===== Data lines =====

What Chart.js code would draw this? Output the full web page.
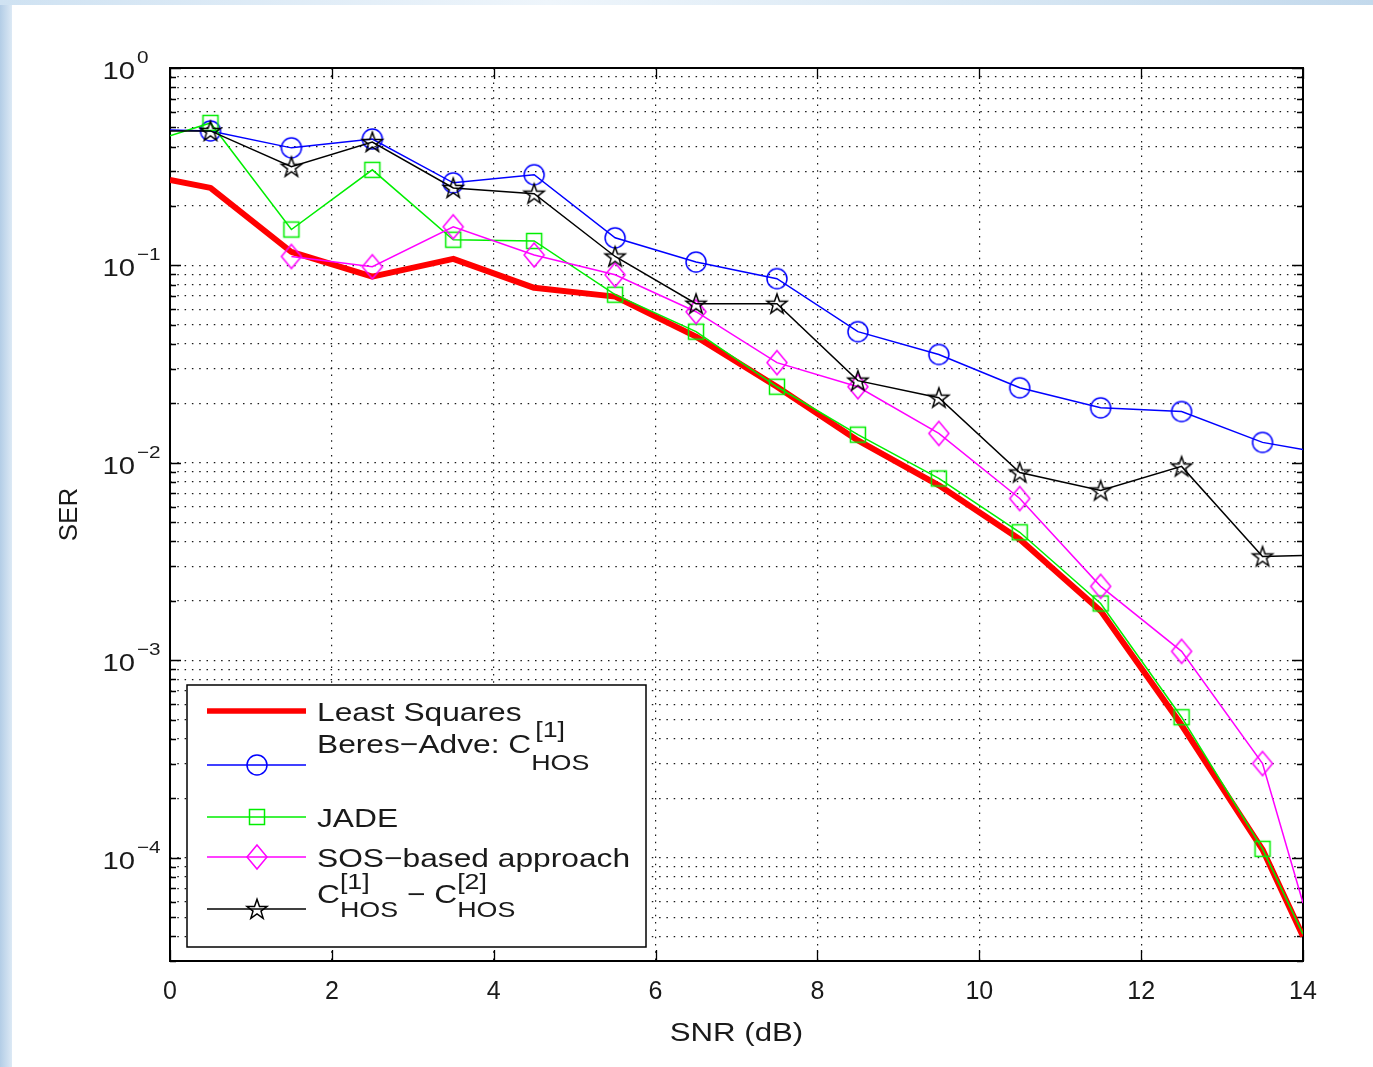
<!DOCTYPE html>
<html><head><meta charset="utf-8">
<script src="https://cdn.jsdelivr.net/npm/chart.js@4.4.1/dist/chart.umd.min.js"></script>
<style>
html,body{margin:0;padding:0;background:#fff;}
#wrap{position:relative;width:1373px;height:1067px;overflow:hidden;background:#fff;}
#edgeL{position:absolute;left:0;top:0;width:12px;height:1067px;background:linear-gradient(to right,#b3cde6,#dce9f5);}
#edgeT{position:absolute;left:0;top:0;width:1373px;height:5px;background:linear-gradient(to right,#cfe2f2,#eef5fb 40%,#d9e8f4 70%,#c3d9ec);}
canvas{position:absolute;left:0;top:0;}
</style></head><body>
<div id="wrap"><div id="edgeL"></div><div id="edgeT"></div><canvas id="c" width="1373" height="1067"></canvas></div>
<script>
// ---- data ----
const snr = [0, 0.5, 1.5, 2.5, 3.5, 4.5, 5.5, 6.5, 7.5, 8.5, 9.5, 10.5, 11.5, 12.5, 13.5, 14];
const leastSquares = [0.271, 0.247, 0.117, 0.0877, 0.108, 0.077, 0.0695, 0.0436, 0.0243, 0.0130, 0.0077, 0.0041, 0.00178, 0.00047, 0.000110, 0.000040];
const beresAdve    = [0.485, 0.48, 0.394, 0.437, 0.262, 0.288, 0.138, 0.104, 0.0857, 0.0462, 0.0354, 0.0240, 0.0190, 0.0182, 0.0127, 0.0117];
const jade         = [0.453, 0.527, 0.152, 0.305, 0.135, 0.133, 0.0711, 0.0462, 0.0243, 0.0139, 0.00834, 0.00445, 0.00194, 0.000515, 0.000111, 0.000041];
const sosBased     = [null, null, 0.111, 0.0985, 0.157, 0.113, 0.0897, 0.0583, 0.0322, 0.0243, 0.0141, 0.0066, 0.00237, 0.00111, 0.00030, 0.000059];
const chosDiff     = [0.48, 0.48, 0.316, 0.422, 0.247, 0.231, 0.111, 0.064, 0.064, 0.0261, 0.0214, 0.00894, 0.00725, 0.0096, 0.00336, 0.0034];
const seriesNames = ['Least Squares', 'Beres\u2212Adve: C', 'JADE', 'SOS\u2212based approach', 'C'];
const xTickStep = 2, xMin = 0, xMax = 14;
const yMin = 3e-5, yMax = 1;
const yMajorExps = [0, -1, -2, -3, -4];
const xTitle = 'SNR (dB)', yTitle = 'SER';

// log-scale tick values (1..9 x 10^n)
const yTickValues = [];
for (let e = -5; e <= 0; e++) for (let m = 1; m <= 9; m++) {
  const v = parseFloat((m * Math.pow(10, e)).toPrecision(6));
  if (v >= yMin - 1e-12 && v <= yMax + 1e-12) yTickValues.push(v);
}

// ---- marker images ----
function mkCanvas(draw){ const c=document.createElement('canvas'); c.width=30; c.height=30; const g=c.getContext('2d'); g.lineWidth=1.5; draw(g); return c; }
const circleImg = mkCanvas(g=>{ g.strokeStyle='#0000ff'; g.beginPath(); g.arc(15,15,10,0,Math.PI*2); g.stroke(); });
const squareImg = mkCanvas(g=>{ g.strokeStyle='#00ee00'; g.strokeRect(7.5,7.5,15,15); });
const diamondImg = mkCanvas(g=>{ g.strokeStyle='#ff00ff'; g.beginPath(); g.moveTo(15,3); g.lineTo(25,15); g.lineTo(15,27); g.lineTo(5,15); g.closePath(); g.stroke(); });
const starImg = mkCanvas(g=>{ g.strokeStyle='#000'; g.lineWidth=1.5; g.beginPath();
  for(let k=0;k<10;k++){ const a=-Math.PI/2+k*Math.PI/5; const r=k%2?4.2:10.5; const px=15+r*Math.cos(a), py=15.8+r*Math.sin(a); k?g.lineTo(px,py):g.moveTo(px,py);} g.closePath(); g.stroke(); });

const toXY = arr => snr.map((x,i)=>({x, y: arr[i]}));
const markerR = c => { const x = snr[c.dataIndex]; return (x > xMin && x < xMax) ? 10 : 0; };

const FONT = 'Liberation Sans, Arial, sans-serif';
const SX = 1.22;
function txt(ctx, s, x, y, size, align, sx){
  ctx.save(); ctx.font = size+'px '+FONT; ctx.fillStyle='#1a1a1a'; ctx.textBaseline='alphabetic';
  ctx.translate(x,y); ctx.scale(sx||SX,1); ctx.textAlign=align||'left'; ctx.fillText(s,0,0);
  const w = ctx.measureText(s).width*(sx||SX); ctx.restore(); return w;
}

const axesPlugin = {
  id:'matlabAxes',
  beforeDatasetsDraw(chart){
    const {ctx, chartArea:a, scales:{x,y}} = chart;
    ctx.save(); ctx.strokeStyle='#000'; ctx.lineWidth=1.3; ctx.beginPath();
    x.ticks.forEach(t=>{ const p=Math.round(x.getPixelForValue(t.value))+0.5;
      ctx.moveTo(p,a.bottom); ctx.lineTo(p,a.bottom-11); ctx.moveTo(p,a.top); ctx.lineTo(p,a.top+11); });
    y.ticks.forEach(t=>{ const p=Math.round(y.getPixelForValue(t.value))+0.5; const L=t.major?11:6;
      ctx.moveTo(a.left,p); ctx.lineTo(a.left+L,p); ctx.moveTo(a.right,p); ctx.lineTo(a.right-L,p); });
    ctx.stroke();
    ctx.lineWidth=2; ctx.strokeRect(a.left,a.top,a.right-a.left,a.bottom-a.top);
    ctx.restore();
  },
  afterDraw(chart){
    const {ctx, chartArea:a, scales:{y}} = chart;
    // y tick labels 10^n
    yMajorExps.forEach(e=>{
      const p = y.getPixelForValue(Math.pow(10,e));
      txt(ctx,'10',a.left-35,p+11,24,'right');
      txt(ctx,e<0?('\u2212'+(-e)):String(e),a.left-33,p-5,17,'left');
    });
    // axis titles
    txt(ctx,xTitle,(a.left+a.right)/2,1041,26,'center',1.2);
    ctx.save(); ctx.translate(77,(a.top+a.bottom)/2); ctx.rotate(-Math.PI/2);
    ctx.font='26px '+FONT; ctx.fillStyle='#1a1a1a'; ctx.textAlign='center'; ctx.fillText(yTitle,0,0); ctx.restore();
    // legend
    const L=a.left+17, T=a.bottom-276, W=459, H=262;
    ctx.save(); ctx.fillStyle='#fff'; ctx.fillRect(L,T,W,H); ctx.strokeStyle='#000'; ctx.lineWidth=1.5; ctx.strokeRect(L,T,W,H); ctx.restore();
    const entries=[
      {color:'#ff0000', w:5.5, img:null, ly:26, ty:36},
      {color:'#0000ff', w:1.5, img:circleImg, ly:80, ty:68},
      {color:'#00ee00', w:1.5, img:squareImg, ly:132, ty:142},
      {color:'#ff00ff', w:1.5, img:diamondImg, ly:172, ty:182},
      {color:'#000000', w:1.5, img:starImg, ly:224, ty:218}
    ];
    entries.forEach((en,i)=>{
      ctx.save(); ctx.strokeStyle=en.color; ctx.lineWidth=en.w; ctx.beginPath();
      ctx.moveTo(L+20,T+en.ly); ctx.lineTo(L+119,T+en.ly); ctx.stroke(); ctx.restore();
      if(en.img) ctx.drawImage(en.img, L+70-15, T+en.ly-15);
      const tx=L+130, by=T+en.ty;
      if(i===1){
        let w=txt(ctx,seriesNames[1],tx,by,26,'left');
        txt(ctx,'[1]',tx+w+4,by-16,22,'left'); txt(ctx,'HOS',tx+w,by+17,22,'left');
      } else if(i===4){
        let x0=tx; let w=txt(ctx,'C',x0,by,26,'left'); x0+=w;
        txt(ctx,'[1]',x0,by-14,22,'left'); let ws=txt(ctx,'HOS',x0,by+14,22,'left'); x0+=ws;
        w=txt(ctx,' \u2212 ',x0,by,26,'left'); x0+=w;
        w=txt(ctx,'C',x0,by,26,'left'); x0+=w;
        txt(ctx,'[2]',x0,by-14,22,'left'); txt(ctx,'HOS',x0,by+14,22,'left');
      } else {
        txt(ctx,seriesNames[i],tx,by,26,'left');
      }
    });
  }
};

const gridDash=[1.5,5.8];
new Chart(document.getElementById('c'),{
  type:'line',
  data:{datasets:[
    {label:seriesNames[0], data:toXY(leastSquares), borderColor:'#ff0000', borderWidth:6, pointRadius:0, borderJoinStyle:'round', order:5},
    {label:seriesNames[1], data:toXY(beresAdve), borderColor:'#0000ff', borderWidth:1.5, pointStyle:circleImg, pointRadius:markerR, order:4},
    {label:seriesNames[2], data:toXY(jade), borderColor:'#00ee00', borderWidth:1.5, pointStyle:squareImg, pointRadius:markerR, order:3},
    {label:seriesNames[3], data:toXY(sosBased), borderColor:'#ff00ff', borderWidth:1.5, pointStyle:diamondImg, pointRadius:markerR, order:2},
    {label:seriesNames[4], data:toXY(chosDiff), borderColor:'#000000', borderWidth:1.5, pointStyle:starImg, pointRadius:markerR, order:1}
  ]},
  options:{
    responsive:false, animation:false, events:[],
    layout:{padding:{left:0,top:68,right:70,bottom:0}},
    elements:{line:{tension:0}},
    plugins:{legend:{display:false}, tooltip:{enabled:false}},
    scales:{
      x:{type:'linear', min:xMin, max:xMax,
        ticks:{stepSize:xTickStep, color:'#1a1a1a', font:{family:FONT,size:25}, padding:16, maxRotation:0},
        grid:{color:'rgba(0,0,0,0.9)', lineWidth:1.2, drawTicks:false},
        border:{display:false, dash:gridDash},
        afterFit(s){ s.height=106; }},
      y:{type:'logarithmic', min:yMin, max:yMax,
        ticks:{display:false},
        grid:{color:'rgba(0,0,0,0.9)', lineWidth:1.2, drawTicks:false},
        border:{display:false, dash:gridDash},
        afterBuildTicks(s){ s.ticks = yTickValues.map(v=>({value:v, major: Math.abs(Math.log10(v)-Math.round(Math.log10(v)))<1e-9})); },
        afterFit(s){ s.width=170; }}
    }
  },
  plugins:[axesPlugin]
});
</script>
</body></html>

=====

> **Challenge**
With all pictures left out, please transcribe exactly the lines from the start of the material through the line with "const xTitle = 'SNR (dB)', yTitle = 'SER';".

> **Answer to the exercise**
What Chart.js code would draw this? Output the full web page.
<!DOCTYPE html>
<html><head><meta charset="utf-8">
<script src="https://cdn.jsdelivr.net/npm/chart.js@4.4.1/dist/chart.umd.min.js"></script>
<style>
html,body{margin:0;padding:0;background:#fff;}
#wrap{position:relative;width:1373px;height:1067px;overflow:hidden;background:#fff;}
#edgeL{position:absolute;left:0;top:0;width:12px;height:1067px;background:linear-gradient(to right,#b3cde6,#dce9f5);}
#edgeT{position:absolute;left:0;top:0;width:1373px;height:5px;background:linear-gradient(to right,#cfe2f2,#eef5fb 40%,#d9e8f4 70%,#c3d9ec);}
canvas{position:absolute;left:0;top:0;}
</style></head><body>
<div id="wrap"><div id="edgeL"></div><div id="edgeT"></div><canvas id="c" width="1373" height="1067"></canvas></div>
<script>
// ---- data ----
const snr = [0, 0.5, 1.5, 2.5, 3.5, 4.5, 5.5, 6.5, 7.5, 8.5, 9.5, 10.5, 11.5, 12.5, 13.5, 14];
const leastSquares = [0.271, 0.247, 0.117, 0.0877, 0.108, 0.077, 0.0695, 0.0436, 0.0243, 0.0130, 0.0077, 0.0041, 0.00178, 0.00047, 0.000110, 0.000040];
const beresAdve    = [0.485, 0.48, 0.394, 0.437, 0.262, 0.288, 0.138, 0.104, 0.0857, 0.0462, 0.0354, 0.0240, 0.0190, 0.0182, 0.0127, 0.0117];
const jade         = [0.453, 0.527, 0.152, 0.305, 0.135, 0.133, 0.0711, 0.0462, 0.0243, 0.0139, 0.00834, 0.00445, 0.00194, 0.000515, 0.000111, 0.000041];
const sosBased     = [null, null, 0.111, 0.0985, 0.157, 0.113, 0.0897, 0.0583, 0.0322, 0.0243, 0.0141, 0.0066, 0.00237, 0.00111, 0.00030, 0.000059];
const chosDiff     = [0.48, 0.48, 0.316, 0.422, 0.247, 0.231, 0.111, 0.064, 0.064, 0.0261, 0.0214, 0.00894, 0.00725, 0.0096, 0.00336, 0.0034];
const seriesNames = ['Least Squares', 'Beres\u2212Adve: C', 'JADE', 'SOS\u2212based approach', 'C'];
const xTickStep = 2, xMin = 0, xMax = 14;
const yMin = 3e-5, yMax = 1;
const yMajorExps = [0, -1, -2, -3, -4];
const xTitle = 'SNR (dB)', yTitle = 'SER';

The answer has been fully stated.